Joaquín Sabina -que pese a la opinión de algunos rancios poetas de antología- escribe como a muchos nos gustaría escribir, tuvo la decencia moral de rectificar dos simples versos de su canción «Pongamos que hablo de Madrid». En la primera versión reclamaba: «cuando la muerta venga a visitarme, que me lleven al Sur donde nací»; pues bien, pasados algunos años cambió los últimos versos: «cuando la muerte venga a visitarme, no me despiertes, déjame dormir; aquí he vivido, aquí quiero quedarme; pongamos que hablo de Madrid». Y esto, que no parece tener demasiada trascendencia, viene a cuento de lo que una conciencia recta y libre puede cambiar frente al absurdo empecinamiento de soberanismos trasnochados.

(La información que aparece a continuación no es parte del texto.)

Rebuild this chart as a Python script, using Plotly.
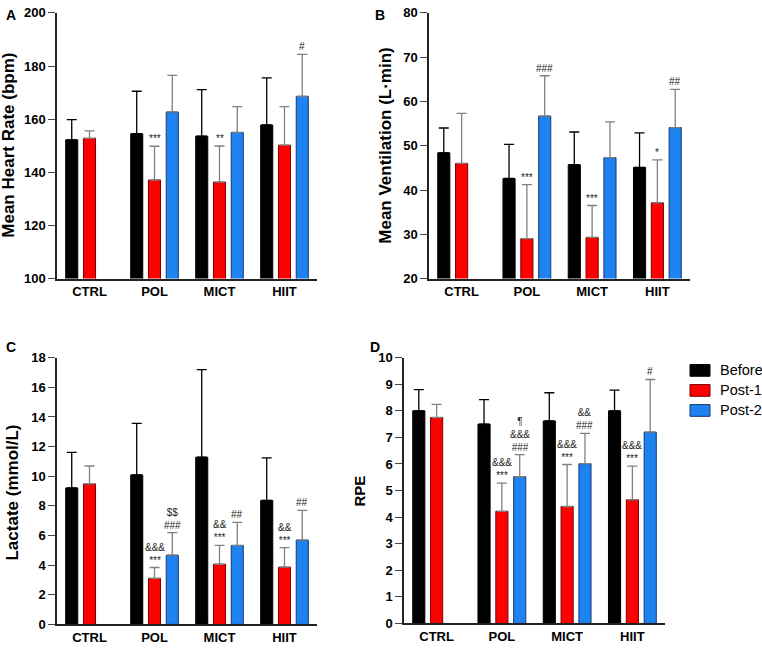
import plotly.graph_objects as go

groups = ["CTRL", "POL", "MICT", "HIIT"]
series = ["Before", "Post-1", "Post-2"]

# heart rate (bpm): means and upper SD tips
hr_before = [152.2, 154.5, 153.6, 157.8]
hr_before_top = [159.8, 170.5, 171.1, 175.5]
hr_post1 = [152.8, 137.1, 136.3, 150.2]
hr_post1_top = [155.6, 149.8, 149.9, 164.7]
hr_post2 = [None, 162.7, 155.0, 168.6]
hr_post2_top = [None, 176.5, 164.7, 184.4]

# ventilation (L/min)
ve_before = [48.4, 42.6, 45.7, 45.1]
ve_before_top = [54.0, 50.3, 53.1, 52.9]
ve_post1 = [46.0, 29.0, 29.3, 37.1]
ve_post1_top = [57.3, 41.2, 36.5, 46.8]
ve_post2 = [None, 56.7, 47.3, 54.1]
ve_post2_top = [None, 65.8, 55.4, 62.7]

# lactate (mmol/L)
la_before = [9.21, 10.09, 11.28, 8.37]
la_before_top = [11.61, 13.57, 17.19, 11.24]
la_post1 = [9.48, 3.11, 4.06, 3.86]
la_post1_top = [10.69, 3.84, 5.33, 5.18]
la_post2 = [None, 4.67, 5.33, 5.69]
la_post2_top = [None, 6.19, 6.88, 7.69]

# RPE
rpe_before = [8.0, 7.5, 7.62, 8.0]
rpe_before_top = [8.8, 8.42, 8.68, 8.78]
rpe_post1 = [7.75, 4.22, 4.40, 4.65]
rpe_post1_top = [8.24, 5.28, 5.98, 5.92]
rpe_post2 = [None, 5.52, 6.01, 7.2]
rpe_post2_top = [None, 6.35, 7.15, 9.18]

# significance marks: (panel, group, series index, text)
marks = [
    (1, "POL", 1, "***"), (1, "MICT", 1, "**"), (1, "HIIT", 2, "#"),
    (2, "POL", 1, "***"), (2, "POL", 2, "###"), (2, "MICT", 1, "***"),
    (2, "HIIT", 1, "*"), (2, "HIIT", 2, "##"),
    (3, "POL", 1, "&&&<br>***"), (3, "POL", 2, "$$<br>###"),
    (3, "MICT", 1, "&&<br>***"), (3, "MICT", 2, "##"),
    (3, "HIIT", 1, "&&<br>***"), (3, "HIIT", 2, "##"),
    (4, "POL", 1, "&&&<br>***"), (4, "POL", 2, "¶<br>&&&<br>###"),
    (4, "MICT", 1, "&&&<br>***"), (4, "MICT", 2, "&&<br>###"),
    (4, "HIIT", 1, "&&&<br>***"), (4, "HIIT", 2, "#"),
]

panels = [
    ("A", "Mean Heart Rate (bpm)", [100, 200], 20,
     [(hr_before, hr_before_top), (hr_post1, hr_post1_top), (hr_post2, hr_post2_top)]),
    ("B", "Mean Ventilation (L·min)", [20, 80], 10,
     [(ve_before, ve_before_top), (ve_post1, ve_post1_top), (ve_post2, ve_post2_top)]),
    ("C", "Lactate (mmol/L)", [0, 18], 2,
     [(la_before, la_before_top), (la_post1, la_post1_top), (la_post2, la_post2_top)]),
    ("D", "RPE", [0, 10], 1,
     [(rpe_before, rpe_before_top), (rpe_post1, rpe_post1_top), (rpe_post2, rpe_post2_top)]),
]

W, H = 762, 649
# plot areas in pixels: x0, x1, ytop, ybottom
boxes = [(57, 317, 6, 278), (429, 690, 6, 278), (57, 317, 359, 632), (404, 665, 359, 631)]
letter_pos = [(4, 8), (373, 8), (4, 348), (368, 348)]
ytitle_pos = [(9, 142, 17), (386, 142, 17), (13, 497, 17), (360, 496, 15)]

fills = ["#000000", "#ff0000", "#1e82f0"]
edges = ["#000000", "#7a0000", "#163a6e"]
errcols = ["#000000", "#808080", "#808080"]
FONT = "Liberation Sans, Arial, sans-serif"

fig = go.Figure()
for p, (letter, title, yr, dt, data) in enumerate(panels, start=1):
    sfx = "" if p == 1 else str(p)
    for s, (vals, tops) in enumerate(data):
        err = [None if v is None else t - v for v, t in zip(vals, tops)]
        fig.add_trace(go.Bar(
            x=groups, y=vals, name=series[s],
            xaxis="x" + sfx, yaxis="y" + sfx,
            marker=dict(color=fills[s], line=dict(color=edges[s], width=1)),
            error_y=dict(type="data", array=err, arrayminus=[0] * 4, symmetric=False,
                         color=errcols[s], thickness=1.3, width=5),
            showlegend=False,
        ))
    x0, x1, yt, yb = boxes[p - 1]
    fig.update_layout(**{
        "xaxis" + sfx: dict(domain=[x0 / W, x1 / W], anchor="y" + sfx, range=[-0.5, 3.5],
                            showline=True, linecolor="#222", linewidth=1.5, ticks="",
                            tickfont=dict(family=FONT, size=13, color="black", weight="bold"),
                            showgrid=False, fixedrange=True),
        "yaxis" + sfx: dict(domain=[1 - yb / H, 1 - yt / H], anchor="x" + sfx, range=yr, dtick=dt,
                            showline=True, linecolor="#222", linewidth=1.5, ticks="outside",
                            ticklen=7, tickwidth=1.3, tickcolor="#444", showgrid=False,
                            zeroline=False,
                            tickfont=dict(family=FONT, size=13, color="black", weight="bold")),
    })
    lx, ly = letter_pos[p - 1]
    fig.add_annotation(x=lx / W, y=1 - ly / H, xref="paper", yref="paper", text=letter,
                       showarrow=False, xanchor="left", yanchor="middle",
                       font=dict(family=FONT, size=14, color="black", weight="bold"))
    tx, ty, ts = ytitle_pos[p - 1]
    fig.add_annotation(x=tx / W, y=1 - ty / H, xref="paper", yref="paper", text=title,
                       showarrow=False, textangle=-90, xanchor="center", yanchor="middle",
                       font=dict(family=FONT, size=ts, color="black", weight="bold"))

offsets = [-17.75, 0, 17.75]
for p, g, s, txt in marks:
    sfx = "" if p == 1 else str(p)
    tops = panels[p - 1][4][s][1]
    fig.add_annotation(x=g, y=tops[groups.index(g)], xref="x" + sfx, yref="y" + sfx,
                       text=txt, showarrow=False, xshift=offsets[s], yanchor="bottom", yshift=0,
                       font=dict(family=FONT, size=10, color="#222222"))

# legend drawn by hand so the swatches can be wide rectangles like the original
for s, name in enumerate(series):
    cy = 372 + s * 20.5
    fig.add_shape(type="rect", xref="paper", yref="paper",
                  x0=690 / W, x1=710 / W, y0=1 - (cy + 6) / H, y1=1 - (cy - 6) / H,
                  fillcolor=fills[s], line=dict(color=edges[s], width=1))
    fig.add_annotation(x=718 / W, y=1 - cy / H, xref="paper", yref="paper", text=name,
                       showarrow=False, xanchor="left", yanchor="middle",
                       font=dict(family=FONT, size=14.5, color="black"))

fig.update_layout(
    width=W, height=H, margin=dict(l=0, r=0, t=0, b=0),
    paper_bgcolor="white", plot_bgcolor="white",
    barmode="group", bargap=0.18, bargroupgap=0.32,
    font=dict(family=FONT, color="black"),
)

# the page's default body margin would shift the figure by 8px
fig.write_html("out.html", config={"displayModeBar": False},
               post_script="document.body.style.margin='0';")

En el piso de arriba de todos los nacionalismos vive tal tentación de un absolutismo desaforado y más que demostrado a lo largo de la Historia. Existe -se ha dicho muchas veces- la necesidad de crear un enemigo común para dar fuerza al sentimiento nacional y, lo que aún es peor, existe también la necesidad, quiero imaginar que incluso inconsciente, de negar la realidad de un pensamiento plural y convertirlo en un sentimiento unívoco y general que no sólo yo represento sino del que soy la esencia, la encarnación, el pensamiento hecho hombre o partido. Y así surgía la enorme falacia de que disentir de Pujol era ser enemigo del Cataluña o separarte de los postulados del PNV daba como resultado ser un enemigo de lo vasco.
Y claro, no. Si en España -como en otras naciones de Europa- hay eso que tanto le gusta a Pablo Iglesias, una «casta», esa es justamente el nacionalismo porque su prioridad, casi su obsesión, es siempre excluyente aunque intereses económicos le obligue luego a tender puentes pero sólo desde sus propias necesidades.
Ni Convergencia es Cataluña ni el PNV es Euskadi, mucho menos lo son sus líderes temporales
El caso Pujol resulta especialmente clarificador y por ello tristemente dramático. Esa buscada y seguramente lograda identificación del expresidente de Cataluña con Cataluña toda y no con su partido, esa representación de todo lo catalán que se depositaba en la persona y su obra (Convergencia) resultaba igual de absurda aunque por supuesto menos trágica, que los comunicados de ETA hablando en nombre de todos los vascos de una mítica la tierra (Euskal Herría) convirtiendo así en cómplices forzados de sus atrocidades a gentes que nada querían saber de atentados y muertes. Ya sé que no es lo mismo, pero ni EA ni el PNV representan otra cosa que su propio electorado y en determinadas circunstancias. Y si ni Convergencia es Cataluña ni el PNV es Euskadi, mucho menos lo son sus líderes temporales que después de levitar como en la inolvidable obra del «maldito» Boadella «Ubú president», confiesan lo que tanto han negado y pasan de la gloria al fango sucio de la corrupción insaciable.
Desde muchos sitios se habla de Madrid como el eje de todos los males y todos los centralismos. Pero Madrid no tiene dueño sino políticos que pasan y gentes que vienen y van y cuyo pasado se remonta a anteayer y su futuro a largo plazo es mañana. No voy a defender a esta comunidad sino sólo a contraponerla a la de tantos eternamente ofendidos. No voy a justificarla porque Madrid pasa mucho de casi todo eso. Y menos mal que es así.